JavaScript streams and partitioning

October 12th, 2023


I’ve been building a tool for JavaScript stream processing and time and time again, I have to return to the question of “Why would you use this thing?” Unless you’re building room temperature superconductors, your target user is coming to your product with the attitude, “Why wouldn’t I just keep using X?” (even if X is just excel or sqlite or google analytics).

Your product will have tradeoffs because otherwise…why didn’t the incumbent just do it? Jira sucks because it’s complicated because it’s a one-size-fits-all-departments kind of product. For me, I’ve realized that I’ve been wrestling against CAP. Trying to achieve consistency across partitioned streams is slow. Consistency requires that destination streams check with origin streams on whether it’s safe to processing beyond X. Whether or not it’s safe depends not only on where the origin head is, but also whether it’s behind the tip. The answer to the second question changes as new events roll in.

This is a massive coordination problem and if you have thousands of streams, you might be making requests to hundreds of other machines every single processing loop. On top of that, the processed chunk is much smaller, because you need to await the tardiest head. Kafka solves this with join windows, a preset lag on downstream processing to wait for tardy events. This is complicated configuration in my opinion and also works when your streams are largely self-hosted and the recommended architecture is “one big stream.” User-submitted JavaScript is a lot slower than native Java, so streams will be a lot smaller and piping between streams a bigger part of their use case. Especially when you might be piping a small number of events from a large number of streams, waiting becomes quite complicated and…more importantly, not terribly valuable. For the most part, order under a second doesn’t matter that much.
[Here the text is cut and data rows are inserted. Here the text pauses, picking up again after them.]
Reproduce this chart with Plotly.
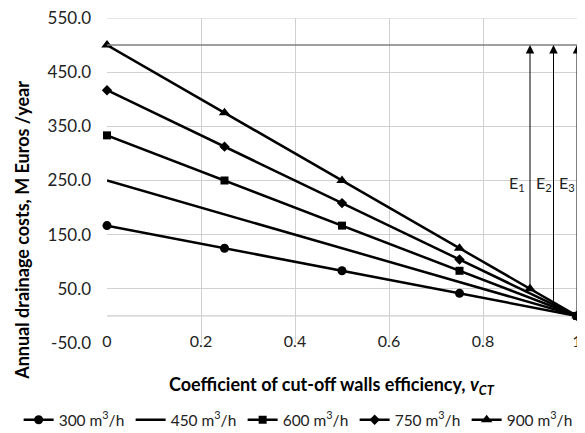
import plotly.graph_objects as go

# efficiency coefficient values
x_pts = [0, 0.25, 0.5, 0.75, 1]
x_900 = [0, 0.25, 0.5, 0.75, 0.9, 1]

q300 = [166.7, 125.0, 83.3, 41.7, 0.0]
q450 = [250.0, 187.5, 125.0, 62.5, 0.0]
q600 = [333.3, 250.0, 166.7, 83.3, 0.0]
q750 = [416.7, 312.5, 208.3, 104.2, 0.0]
q900 = [500.0, 375.0, 250.0, 125.0, 50.0, 0.0]

cap_level = 500
arrow_x = [0.9, 0.95, 1.0]
arrow_base = [50, 25, 0]
arrow_names = ["E<sub>1</sub>", "E<sub>2</sub>", "E<sub>3</sub>"]
arrow_label_x = [0.872, 0.93, 0.979]

y_ticks = [-50, 50, 150, 250, 350, 450, 550]
y_labels = ["-50.0", "50.0", "150.0", "250.0", "350.0", "450.0", "550.0"]
x_ticks = [0, 0.2, 0.4, 0.6, 0.8, 1]
x_labels = ["0", "0.2", "0.4", "0.6", "0.8", "1"]

FONT = "Lato, 'Open Sans', sans-serif"
GRID = "#d0d0d0"

fig = go.Figure()

series = [
    ("300 m<sup>3</sup>/h", x_pts, q300, "circle", 9),
    ("450 m<sup>3</sup>/h", x_pts, q450, None, 0),
    ("600 m<sup>3</sup>/h", x_pts, q600, "square", 8),
    ("750 m<sup>3</sup>/h", x_pts, q750, "diamond", 8),
    ("900 m<sup>3</sup>/h", x_900, q900, "triangle-up", 10),
]
for name, xs, ys, sym, size in series:
    fig.add_trace(go.Scatter(
        x=xs, y=ys, name=name,
        mode="lines+markers" if sym else "lines",
        line=dict(color="black", width=2.5),
        marker=dict(symbol=sym or "circle", size=size, color="black"),
        cliponaxis=False,
    ))

# top grid line, x axis line at 0 and the horizontal level at 500
fig.add_shape(type="line", xref="paper", yref="y", x0=0, x1=1, y0=y_ticks[-1], y1=y_ticks[-1],
              line=dict(color=GRID, width=1), layer="below")
fig.add_shape(type="line", xref="paper", yref="y", x0=0, x1=1, y0=0, y1=0,
              line=dict(color="#bfbfbf", width=1), layer="below")
fig.add_shape(type="line", xref="paper", yref="y", x0=0, x1=1, y0=cap_level, y1=cap_level,
              line=dict(color="#7f7f7f", width=1.5))

for xa, yb, lab, lx in zip(arrow_x, arrow_base, arrow_names, arrow_label_x):
    fig.add_annotation(x=xa, y=cap_level, ax=xa, ay=yb, axref="x", ayref="y",
                       showarrow=True, arrowhead=2, arrowsize=1.7, arrowwidth=1,
                       arrowcolor="black", text="")
    fig.add_annotation(x=lx, y=245, text=lab, showarrow=False,
                       font=dict(size=16, color="#222", family=FONT))

fig.add_annotation(xref="paper", yref="paper", x=0.479, y=-0.132, yanchor="middle",
                   text="<b>Coefficient of cut-off walls efficiency, <i>v</i><sub><i>CT</i></sub></b>",
                   showarrow=False, font=dict(size=18, color="black", family=FONT))
fig.add_annotation(xref="paper", yref="paper", x=-0.181, y=0.348, textangle=-90,
                   xanchor="center", yanchor="middle",
                   text="<b>Annual drainage costs, M Euros /year</b>",
                   showarrow=False, font=dict(size=18, color="black", family=FONT))

# the page body has an 8px margin, so the figure is 8px smaller than the window
fig.update_layout(
    width=577, height=425,
    margin=dict(l=99, r=8, t=10, b=90, autoexpand=False),
    plot_bgcolor="white", paper_bgcolor="white",
    font=dict(family=FONT, size=16, color="#222"),
    showlegend=True,
    legend=dict(orientation="h", x=-0.188, xanchor="left", y=-0.185, yanchor="top",
                font=dict(size=15.5), itemwidth=30, entrywidth=67, entrywidthmode="pixels",
                tracegroupgap=0, bgcolor="rgba(0,0,0,0)"),
    xaxis=dict(range=[0, 1], tickvals=x_ticks, ticktext=x_labels, showgrid=True,
               gridcolor=GRID, zeroline=False, showline=False, ticks="",
               ticklabelstandoff=-13, ticklabeloverflow="allow", tickfont=dict(size=16)),
    yaxis=dict(range=[-50, 550], tickvals=y_ticks, ticktext=y_labels, showgrid=True,
               gridcolor=GRID, zeroline=False, showline=False, ticks="",
               ticklabelstandoff=15, ticklabeloverflow="allow", tickfont=dict(size=17)),
)

fig.write_html("out.html")
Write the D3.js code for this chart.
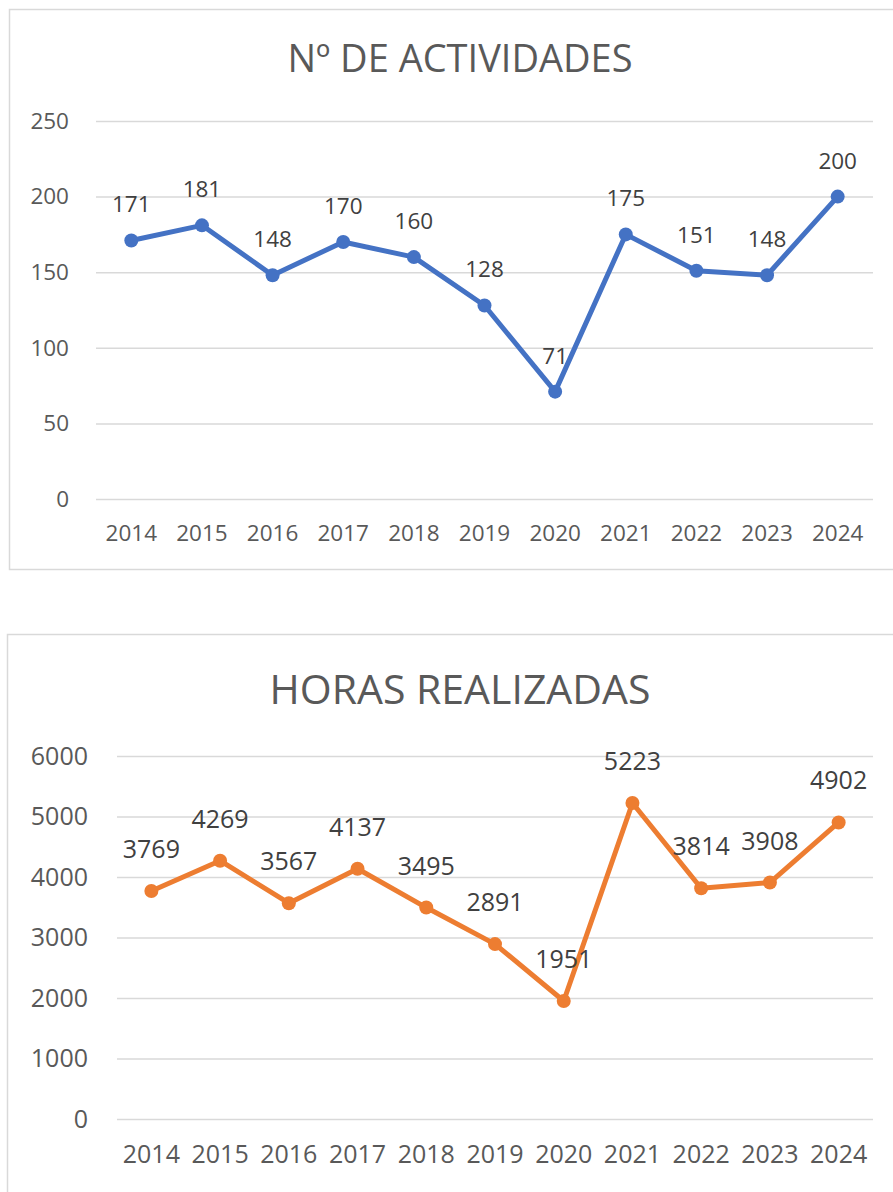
<!DOCTYPE html>
<html>
  <body style="margin:0;background:#fff;">
    <script src="https://d3js.org/d3.v7.min.js"></script>
    <script type="text/javascript">
      const years = ['2014', '2015', '2016', '2017', '2018', '2019', '2020', '2021', '2022', '2023', '2024'];
      const actividades = [171, 181, 148, 170, 160, 128, 71, 175, 151, 148, 200];
      const horas = [3769, 4269, 3567, 4137, 3495, 2891, 1951, 5223, 3814, 3908, 4902];
      const actividadesTicks = [0, 50, 100, 150, 200, 250];
      const horasTicks = [0, 1000, 2000, 3000, 4000, 5000, 6000];

      const width = 893;
      const height = 1192;
      const fontFamily = '"Open Sans", sans-serif';

      const svg = d3.select('body')
        .append('svg')
        .attr('width', width)
        .attr('height', height)
        .style('display', 'block');

      renderLineChart({
        title: 'Nº DE ACTIVIDADES',
        values: actividades,
        ticks: actividadesTicks,
        color: '#4472C4',
        box: { x: 9, y: 9, w: 900, h: 560 },
        plot: { left: 96, right: 873, top: 121, bottom: 499 },
        titleX: 460,
        titleY: 72,
        titleSize: 38,
        fontSize: 22.5,
        tickX: 69,
        xLabelY: 541,
        labelOffset: 28,
      });

      renderLineChart({
        title: 'HORAS REALIZADAS',
        values: horas,
        ticks: horasTicks,
        color: '#ED7D31',
        box: { x: 7, y: 634, w: 900, h: 600 },
        plot: { left: 117, right: 873, top: 756, bottom: 1119 },
        titleX: 460,
        titleY: 704,
        titleSize: 41,
        fontSize: 25,
        tickX: 88,
        xLabelY: 1163,
        labelOffset: 33,
      });

      function renderLineChart(cfg) {
        const g = svg.append('g');

        g.append('rect')
          .attr('x', cfg.box.x + 0.5)
          .attr('y', cfg.box.y + 0.5)
          .attr('width', cfg.box.w)
          .attr('height', cfg.box.h)
          .attr('fill', '#fff')
          .attr('stroke', '#d9d9d9')
          .attr('stroke-width', 1.5);

        const scaleX = d3.scaleBand()
          .domain(years)
          .range([cfg.plot.left, cfg.plot.right]);
        const scaleY = d3.scaleLinear()
          .domain([0, d3.max(cfg.ticks)])
          .range([cfg.plot.bottom, cfg.plot.top]);
        const cx = (d, i) => scaleX(years[i]) + scaleX.bandwidth() / 2;

        // gridlines + y labels
        const axisY = d3.axisLeft(scaleY)
          .tickValues(cfg.ticks)
          .tickFormat(d3.format('d'))
          .tickSize(-(cfg.plot.right - cfg.plot.left))
          .tickPadding(cfg.plot.left - cfg.tickX);
        g.append('g')
          .attr('transform', `translate(${cfg.plot.left}, 0)`)
          .call(axisY)
          .call((a) => a.select('.domain').remove())
          .call((a) => a.selectAll('line').attr('stroke', '#d9d9d9').attr('stroke-width', 1.5))
          .call((a) => a.selectAll('text')
            .attr('fill', '#595959')
            .style('font-family', fontFamily)
            .style('font-size', cfg.fontSize + 'px'));

        const axisX = d3.axisBottom(scaleX).tickSize(0).tickPadding(0);
        g.append('g')
          .attr('transform', `translate(0, ${cfg.plot.bottom})`)
          .call(axisX)
          .call((a) => a.select('.domain').remove())
          .call((a) => a.selectAll('text')
            .attr('dy', null)
            .attr('y', cfg.xLabelY - cfg.plot.bottom)
            .attr('fill', '#595959')
            .style('font-family', fontFamily)
            .style('font-size', cfg.fontSize + 'px'));

        g.append('text')
          .attr('x', cfg.titleX)
          .attr('y', cfg.titleY)
          .attr('text-anchor', 'middle')
          .attr('fill', '#595959')
          .style('font-family', fontFamily)
          .style('font-size', cfg.titleSize + 'px')
          .text(cfg.title);

        const line = d3.line()
          .x(cx)
          .y((d) => scaleY(d));
        g.append('path')
          .datum(cfg.values)
          .attr('d', line)
          .attr('fill', 'none')
          .attr('stroke', cfg.color)
          .attr('stroke-width', 5)
          .attr('stroke-linejoin', 'round')
          .attr('stroke-linecap', 'round');

        g.selectAll('circle')
          .data(cfg.values)
          .enter()
          .append('circle')
          .attr('cx', cx)
          .attr('cy', (d) => scaleY(d))
          .attr('r', 7)
          .attr('fill', cfg.color);

        g.selectAll('.value-label')
          .data(cfg.values)
          .enter()
          .append('text')
          .attr('class', 'value-label')
          .attr('x', cx)
          .attr('y', (d) => scaleY(d) - cfg.labelOffset)
          .attr('text-anchor', 'middle')
          .attr('fill', '#404040')
          .style('font-family', fontFamily)
          .style('font-size', cfg.fontSize + 'px')
          .text((d) => d);
      }
    </script>
  </body>
</html>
So one choice is to do nothing. First come first record. But, you do want some semblance of order when merging streams. Like if you’re merging two streams and you know approximately the order the events were received on the global time scale, you’d rather have them in that order, even at the cost of some milliseconds of “slippage”. That’s consistency and partitioning at the cost of availability.

There’s also the problem of backfill. Say you have streams A and B going into X. Later, you realize you want stream C also piping into X and you’d like historical events in there too? What is stream X? Is it a historical record? Or just notifications going forward? You definitely want it to serve the purpose of a historical record.
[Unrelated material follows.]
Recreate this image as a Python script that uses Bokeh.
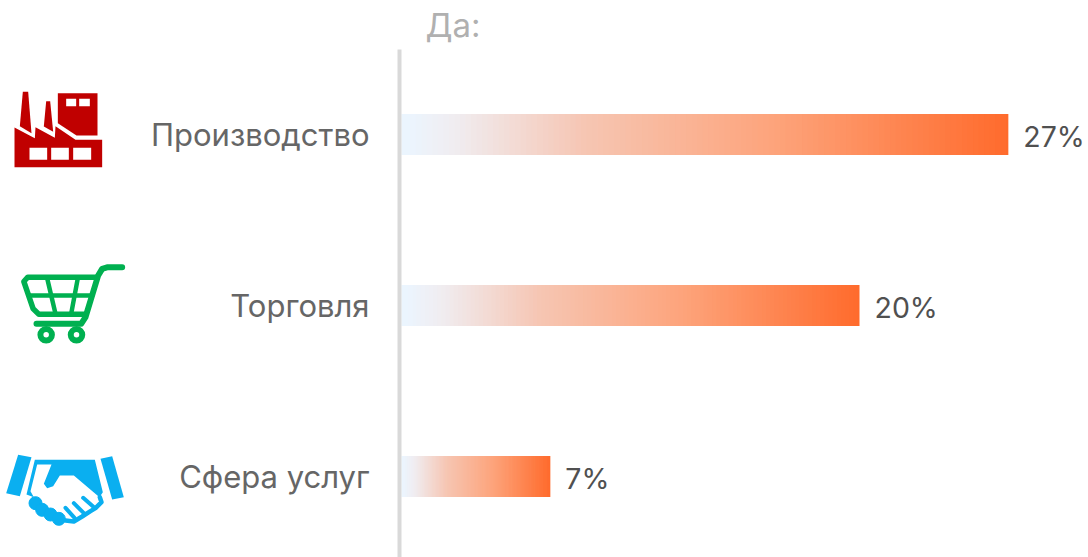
from bokeh.plotting import figure
from bokeh.models import Range1d
from bokeh.core.properties import value
from bokeh.embed import file_html
from bokeh.resources import INLINE

categories = ["Производство", "Торговля", "Сфера услуг"]
values = [26.5, 20.0, 6.5]
labels = ["27%", "20%", "7%"]
title = "Да:"
FONT = "Inter"

W, H = 1088, 557
PX_PER_UNIT = 22.9
X0 = 401
ROW0, ROW_STEP = 134, 171

p = figure(width=W, height=H, output_backend="svg", toolbar_location=None,
           x_range=Range1d(-X0 / PX_PER_UNIT, (W - X0) / PX_PER_UNIT),
           y_range=Range1d((H - ROW0) / ROW_STEP, -ROW0 / ROW_STEP),
           min_border=0, outline_line_color=None, background_fill_color="white",
           border_fill_color="white")
p.styles = {"position": "absolute", "left": "0px", "top": "0px"}
p.axis.visible = False
p.grid.visible = False
p.extra_x_ranges["px"] = Range1d(0, W)
p.extra_y_ranges["px"] = Range1d(H, 0)

# gradient bars: thin slices, each overlapping the next one a little
stops = [(0.0, (235, 245, 255)), (0.08, (240, 237, 241)), (0.3, (246, 197, 178)),
         (0.6, (253, 165, 125)), (1.0, (255, 106, 43))]


def grad(t):
    for (a, ca), (b, cb) in zip(stops, stops[1:]):
        if t <= b:
            f = (t - a) / (b - a)
            return "#%02x%02x%02x" % tuple(round(x + (y - x) * f) for x, y in zip(ca, cb))
    return "#ff6a2b"


N = 110
for i, v in enumerate(values):
    left, right, col = [], [], []
    for k in range(N):
        left.append(v * k / N)
        right.append(v * min(k + 1.6, N) / N)
        col.append(grad((k + 0.5) / N))
    left.reverse(); right.reverse(); col.reverse()
    p.hbar(y=[i] * N, left=left, right=right, height=41 / ROW_STEP, color=col, line_color=None)

# vertical axis line
p.segment(x0=[399], x1=[399], y0=[49], y1=[557], line_color="#d9d9d9", line_width=4,
          x_range_name="px", y_range_name="px")

# texts
p.text(x=[0] * 3, y=list(range(3)), text=categories, x_offset=-32, y_offset=0, text_align="right",
       text_baseline="middle", text_font=value(FONT), text_font_size="31px", text_color="#666666")
p.text(x=values, y=list(range(3)), text=labels, x_offset=15, y_offset=2, text_align="left",
       text_baseline="middle", text_font=value(FONT), text_font_size="28.5px", text_color="#505050")
p.text(x=[425], y=[24], text=[title], text_align="left", text_baseline="middle",
       text_font=value(FONT), text_font_size="33px", text_color="#b0b0b0",
       x_range_name="px", y_range_name="px")


def poly(pts, ox, oy, color):
    p.patch([ox + a / 3 for a, _ in pts], [oy + b / 3 for _, b in pts], color=color, line_color=None,
            x_range_name="px", y_range_name="px")


def path(pts, ox, oy, color, lw):
    p.line([ox + a / 3 for a, _ in pts], [oy + b / 3 for _, b in pts], line_color=color, line_width=lw,
           line_join="round", line_cap="round", x_range_name="px", y_range_name="px")


def rect(x0, y0, x1, y1, ox, oy, color):
    poly([(x0, y0), (x1, y0), (x1, y1), (x0, y1)], ox, oy, color)


# factory icon
RED = "#c00000"
ox, oy = 0, 80
poly([(42, 141), (103, 173), (105, 140), (163, 172), (165, 137), (225, 178), (305, 178), (305, 260), (42, 260)], ox, oy, RED)
poly([(58, 137), (67, 34), (83, 34), (93, 158)], ox, oy, RED)
poly([(130, 138), (137, 62), (149, 62), (158, 154)], ox, oy, RED)
poly([(172, 38), (291, 38), (291, 165), (228, 165), (172, 128)], ox, oy, RED)
for r in [(87, 202, 140, 238), (152, 202, 205, 238), (218, 202, 272, 238), (197, 55, 227, 77), (236, 55, 268, 77)]:
    rect(*r, ox, oy, "white")

# cart icon
GREEN = "#00b050"
ox, oy = 0, 255
path([(365, 35), (322, 35), (305, 40), (293, 60), (255, 185), (242, 205), (108, 205)], ox, oy, GREEN, 6)
path([(290, 65), (82, 65), (70, 78), (98, 160), (115, 176), (250, 176)], ox, oy, GREEN, 5.5)
path([(85, 120), (275, 120)], ox, oy, GREEN, 4.5)
path([(140, 68), (165, 175)], ox, oy, GREEN, 4.5)
path([(232, 68), (212, 175)], ox, oy, GREEN, 4.5)
p.scatter([137 / 3, 228 / 3], [oy + 238 / 3] * 2, size=11.5, marker="circle", fill_color="white",
          line_color=GREEN, line_width=6, x_range_name="px", y_range_name="px")

# handshake icon
BLUE = "#0aaff0"
ox, oy = 0, 440
poly([(53, 43), (93, 50), (58, 167), (17, 158)], ox, oy, BLUE)
poly([(300, 55), (335, 47), (370, 170), (335, 177)], ox, oy, BLUE)
poly([(103, 58), (283, 58), (307, 155), (297, 170), (220, 105), (178, 105), (158, 137), (140, 143), (130, 130),
      (153, 72), (110, 72), (90, 152), (100, 170), (78, 162)], ox, oy, BLUE)
path([(298, 170), (303, 185), (285, 203), (270, 212), (245, 228), (220, 243), (195, 240)], ox, oy, BLUE, 4.5)
p.scatter([105 / 3, 125 / 3, 150 / 3, 175 / 3], [oy + b / 3 for b in (188, 208, 222, 235)], size=13, marker="circle",
          color=BLUE, x_range_name="px", y_range_name="px")
for a, b in [((195, 202), (222, 232)), ((220, 188), (250, 218)), ((248, 172), (282, 202))]:
    path([a, b], ox, oy, BLUE, 4)

open("out.html", "w").write(file_html(p, INLINE))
What if you recreate (reindex) stream X? What about its downstream effects? I think you can have splice requests for handling any downstream effects. Reindexing assigns a new stream id and rebuilds the order based on create and not append time. Is create time the original time or the parent’s time? Probably original, based on the producer time. When reindexed stream also points all pipes and reducers.

Why? Going back to the question of “Why would you use this thing?” You use it for integrating distributed systems, where consistency is already impossible (unless your third party tool allows for locks) or simple analytics or onboarding, where order matters much less.